I downloaded it and tried fiddling around with the compatibility settings, but without any luck.
Then I tried 4.79, and nope, that didn't work, either. So then I tried Netscape 6.01 - release February 2001.
I happened to have Chrome running at the time because in Firefox I have 1500 tabs open -- fifteen hundred and seven! ;) -- whereas in Chrome it's under 500, so I was trying to tread lightly. How do I know these numbers? For Chrome I found an extension that allows me to copy into the clipboard all open tabs' urls as plain text. It helpfully announces how many such tabs were copied. In Firefox one of the webextension examples gives you a counter.
Do you remember the web without tabs? Time was, you wanted to visit another webpage, you got two option: you navigate away from whatever you're looking at now, or you hit Ctrl-N to make an new window. I think most people used one or a few windows. But you were not gonna be crazy and open more than a dozen windows. I would have, and probably tried but I couldn't. And session saving across crashes or clean exits? Forget it!

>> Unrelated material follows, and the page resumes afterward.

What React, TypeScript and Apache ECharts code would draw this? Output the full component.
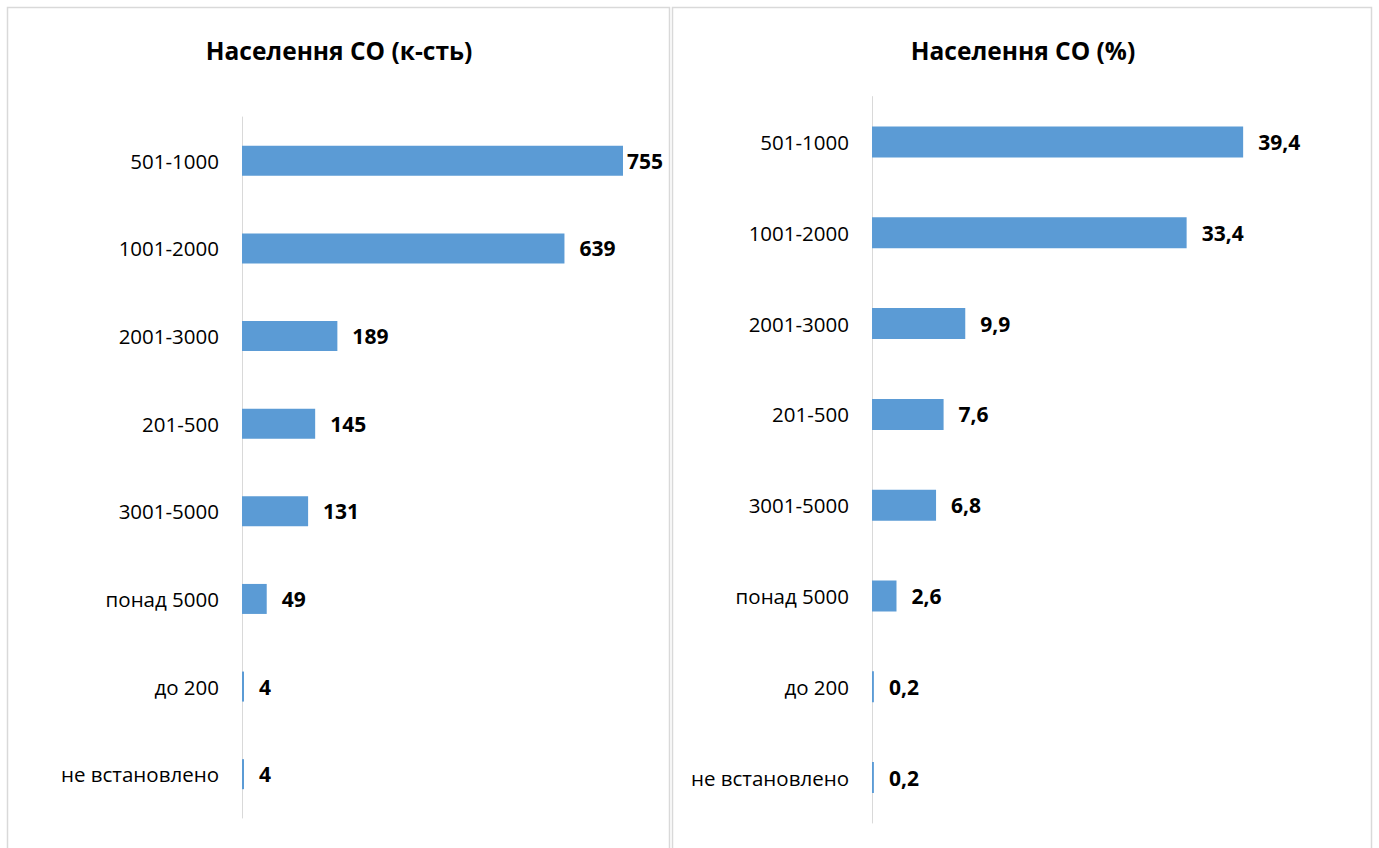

That what your history and bookmarks are for, grasshopper.
But let's get back to the task at hand: this was the lower right of my screen...
and I decide to start taking screenshots of this journey, click it, and let Windows 10 apply the compatibility settings, and then I'm faced with
the most improbable error message:
I didn't think Chrome had any ancestry shared with the Mosaic super-tree, but whatever - you can't exactly argue with software from 2001, and I have an important screenshot to take...

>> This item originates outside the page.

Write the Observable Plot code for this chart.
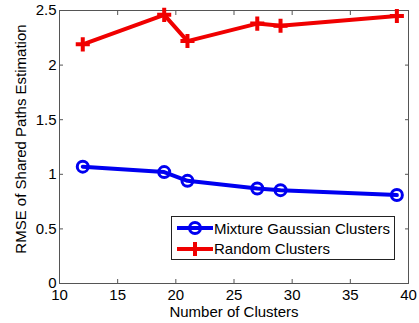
<!DOCTYPE html>
<html><head><meta charset="utf-8">
<script src="https://cdn.jsdelivr.net/npm/d3@7"></script>
<script src="https://cdn.jsdelivr.net/npm/@observablehq/plot@0.6"></script>
<style>
body{margin:0;background:#fff;font-family:"Liberation Sans",Arial,sans-serif;}
#wrap{position:relative;width:419px;height:323px;}
#legend{position:absolute;left:171px;top:216px;width:222px;height:42px;border:1px solid #222;background:#fff;font-size:15px;color:#000;}
.row{position:absolute;left:4px;height:20px;display:flex;align-items:center;}
</style></head><body>
<div id="wrap"></div>
<script>
const clusters = [12, 19, 21, 27, 29, 39];
const gaussianRMSE = [1.07, 1.02, 0.94, 0.87, 0.855, 0.81];
const randomRMSE = [2.19, 2.46, 2.22, 2.38, 2.36, 2.45];
const seriesNames = ["Mixture Gaussian Clusters", "Random Clusters"];
const xTicks = [10, 15, 20, 25, 30, 35, 40];
const yTicks = [0, 0.5, 1, 1.5, 2, 2.5];
const xLabel = "Number of Clusters";
const yLabel = "RMSE of Shared Paths Estimation";

const gauss = clusters.map((c, i) => ({x: c, y: gaussianRMSE[i]}));
const rand = clusters.map((c, i) => ({x: c, y: randomRMSE[i]}));
const blue = "#0000f0", red = "#f00000";

const plot = Plot.plot({
  width: 419, height: 323,
  marginLeft: 59, marginTop: 10, marginRight: 11, marginBottom: 40,
  style: {fontFamily: "Liberation Sans, Arial, sans-serif", fontSize: "15px", color: "#000", background: "#fff"},
  x: {domain: [10, 40]},
  y: {domain: [0, 2.5]},
  marks: [
    Plot.frame({stroke: "#555", strokeWidth: 1}),
    Plot.axisX({anchor: "bottom", ticks: xTicks, tickSize: -4, tickPadding: 10, tickFormat: d => String(d), stroke: "#555", fontSize: 15, label: xLabel, labelAnchor: "center", labelArrow: "none", labelOffset: 33}),
    Plot.axisX({anchor: "top", ticks: xTicks, tickSize: -4, tickFormat: () => "", stroke: "#555", label: null}),
    Plot.axisY({anchor: "left", ticks: yTicks, tickSize: -4, tickPadding: 7, tickFormat: d => String(d), stroke: "#555", fontSize: 15, label: null}),
    Plot.axisY({anchor: "right", ticks: yTicks, tickSize: -4, tickFormat: () => "", stroke: "#555", label: null}),
    Plot.text([yLabel], {text: d => d, frameAnchor: "left", textAnchor: "middle", rotate: -90, dx: -38, dy: -8, fontSize: 15, fill: "#000"}),
    Plot.line(gauss, {x: "x", y: "y", stroke: blue, strokeWidth: 4}),
    Plot.dot(gauss, {x: "x", y: "y", r: 5.5, stroke: blue, strokeWidth: 3, fill: "none"}),
    Plot.line(rand, {x: "x", y: "y", stroke: red, strokeWidth: 4}),
    Plot.dot(rand, {x: "x", y: "y", r: 4.6, symbol: "plus", stroke: red, strokeWidth: 4})
  ]
});
const wrap = document.getElementById("wrap");
wrap.appendChild(plot);
const lg = document.createElement("div");
lg.id = "legend";
const icons = [
  '<svg width="38" height="20"><line x1="1" y1="10" x2="37" y2="10" stroke="' + blue + '" stroke-width="4"/><circle cx="19" cy="10" r="5.5" fill="none" stroke="' + blue + '" stroke-width="3"/></svg>',
  '<svg width="38" height="20"><line x1="1" y1="10" x2="37" y2="10" stroke="' + red + '" stroke-width="4"/><path d="M19,3V17M12,10H26" stroke="' + red + '" stroke-width="4"/></svg>'
];
seriesNames.forEach((n, i) => {
  const r = document.createElement("div");
  r.className = "row";
  r.style.top = (1 + i * 20.5) + "px";
  r.innerHTML = icons[i] + "<span>" + n + "</span>";
  lg.appendChild(r);
});
wrap.appendChild(lg);
</script>
</body></html>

So now I've quit Chrome, just in case, and going to retry....
Damn, what could it be...I've got the Bloomberg Terminal open, I know portions of it are built on Chromium browser technology (had to look it up if this was officially stated somewhere - it is). Ok, so maybe that's what causing the false positive? I close that, and...

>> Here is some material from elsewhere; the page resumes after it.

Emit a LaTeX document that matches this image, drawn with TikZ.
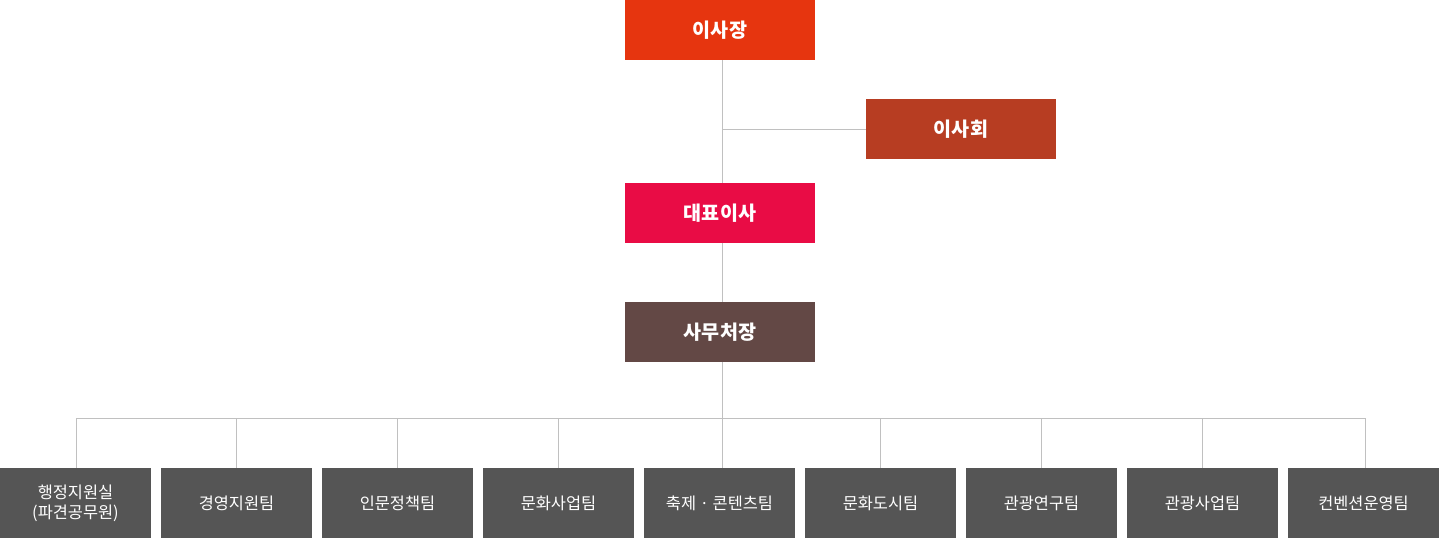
\documentclass[tikz,border=0pt]{standalone}
\usepackage{fontspec}
\newfontfamily\kr{Noto Sans CJK KR}
\usetikzlibrary{positioning}

\definecolor{chaircol}{HTML}{E6350F}
\definecolor{boardcol}{HTML}{B73D22}
\definecolor{ceocol}{HTML}{E90C45}
\definecolor{seccol}{HTML}{634845}
\definecolor{teamcol}{HTML}{555555}
\definecolor{linecol}{HTML}{C0C0C0}

\tikzset{
    headbox/.style={fill=#1, text=white, minimum width=95pt, minimum height=30pt,
        inner sep=0pt, outer sep=0pt, font=\kr\bfseries\fontsize{9.8}{12}\selectfont},
    teambox/.style={fill=teamcol, text=white, minimum width=75.5pt, minimum height=35pt,
        inner sep=0pt, outer sep=0pt, align=center, font=\kr\fontsize{8.2}{10}\selectfont},
    orgline/.style={draw=linecol, line width=.5pt}
}

\begin{document}
\begin{tikzpicture}[x=.5pt, y=-.5pt]

    \useasboundingbox (0,0) rectangle (1440,538);

    \node[headbox=chaircol] (chair) at (720,30) {이사장};
    \node[headbox=boardcol] (board) at (961,129) {이사회};
    \node[headbox=ceocol] (ceo) at (720,213) {대표이사};
    \node[headbox=seccol] (sec) at (720,332) {사무처장};

    % teams
    \foreach \name [count=\i] in {{행정지원실\\(파견공무원)}, 경영지원팀, 인문정책팀, 문화사업팀,
        축제 · 콘텐츠팀, 문화도시팀, 관광연구팀, 관광사업팀, 컨벤션운영팀}
        \node[teambox] (t\i) at ({75.5+161*(\i-1)},503) {\name};

    % spine sits a little right of the box centres
    \coordinate (spine) at ([xshift=1pt]chair.south);
    \draw[orgline] (spine) -- (spine |- ceo.north);
    \draw[orgline] (spine |- ceo.south) -- (spine |- sec.north);
    \draw[orgline] (spine |- board.west) -- (board.west);

    \draw[orgline] ([xshift=.25pt]t1.north) -- ++(0,-50) coordinate (busl) -| ([xshift=.75pt]t9.north);
    \draw[orgline] (spine |- sec.south) -- (spine |- t5.north);
    \foreach \i in {2,3,4,6,7,8}
        \draw[orgline] (t\i.north) -- ++(0,-50);

\end{tikzpicture}
\end{document}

I hardly have anything open anymore ...is it VLC?
nope... Ok, what's left still open... Snipping tool I'm using to capture this epic adventure, a few WSL Debian console windows... the voice recorder that started this post... Task manager and Sysinternals' Process Explorer - where I was checking if perhaps somehow the failed attempt at running what was probably a 16 bit version of Navigator 4.72 was still lingering somewhere... SumatraPDF, Windows Terminal (Preview), gVim, and ...
Oh right - I guess Zotero uses XUL technology. I didn't really think much about it, but Zotero did start off life as a Firefox extension, and the standalone version came out later, makes sense that it would have grabbed a browser when it struck out on its own.
At this point I had already sent Madicken, who works at NCSA where Mosaic, the progenitor of Netscape hails from, the first two images... So I wanted to play with fire a bit....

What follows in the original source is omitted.